Nevertheless, as often happens in financial upswings, academic theories were formulated to give the appearance of rationality to the wishful non-thinking. A new international monetary system had come into being, we were told, modeled on the postwar Bretton Woods system, in which Asians pegged their currencies to the U.S. dollar and enjoyed rapid and risk-free export growth. It was a "stable disequilibrium," others suggested, oxymoronically. The U.S. wasn't really running a huge deficit; it was exporting some magical "dark matter" not captured by the official statistics.

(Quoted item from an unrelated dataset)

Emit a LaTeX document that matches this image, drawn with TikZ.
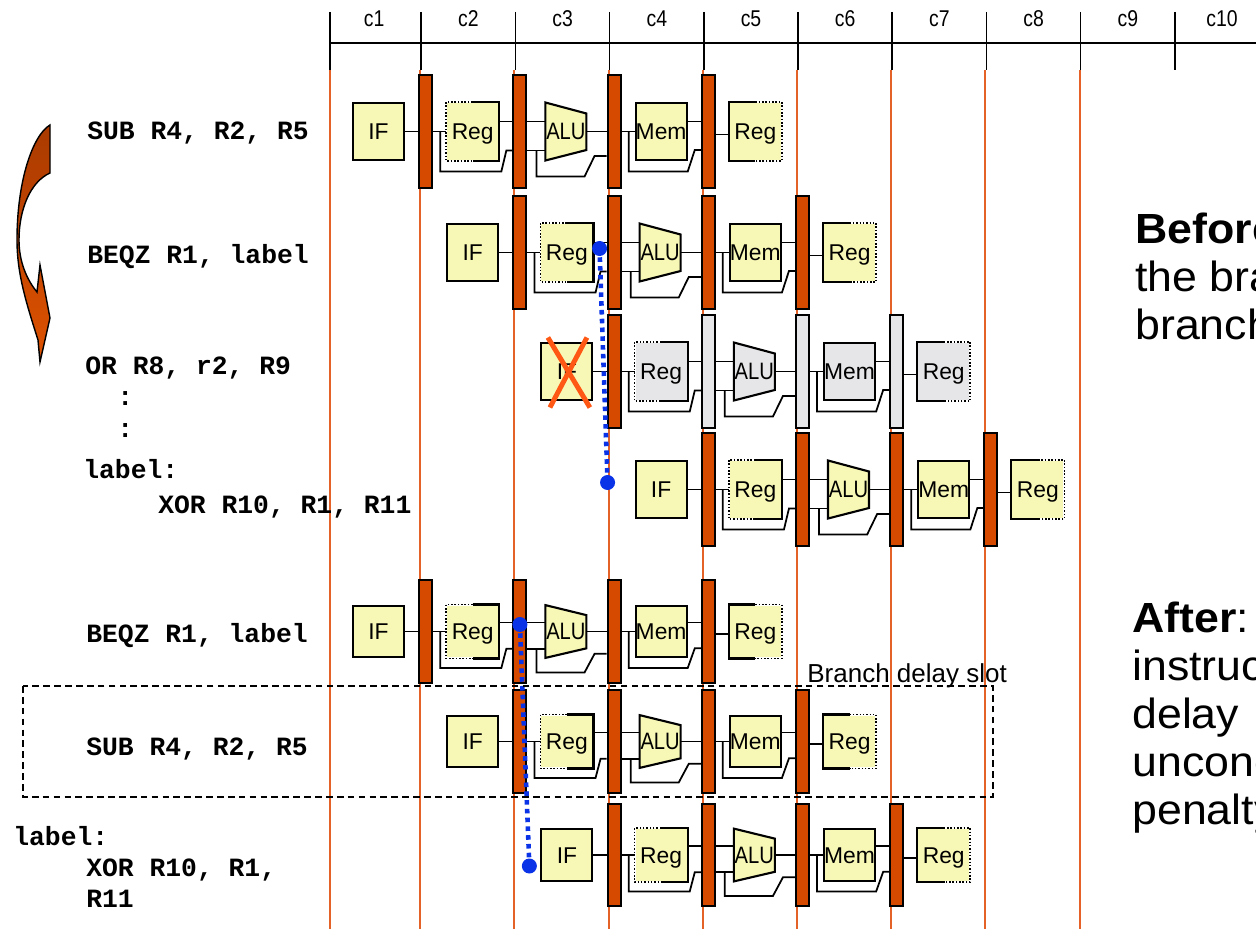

I, too, had a go at rationalizing the prevailing exuberance, suggesting that foreign investors might not mind lending vast sums to the U.S. at trivially low rates of return if this was a kind of tribute to the American empire, paid in return for the benefits of the Pax Americana. My point, however, was precisely that this could not go on for very long. After all, the empire can continue to collect its tribute only if the pax it provides is real and has legitimacy.


Unfortunately, the American project of transforming the greater Middle East has run into increasingly obvious trouble since the invasions of Afghanistan and Iraq. Indeed, mounting political risk in the region has been one of the drivers of higher oil prices — yet another source of renewed volatility.


Come to think of it, perhaps "readiness to vaporize or evaporate" isn't such a bad definition of volatility after all.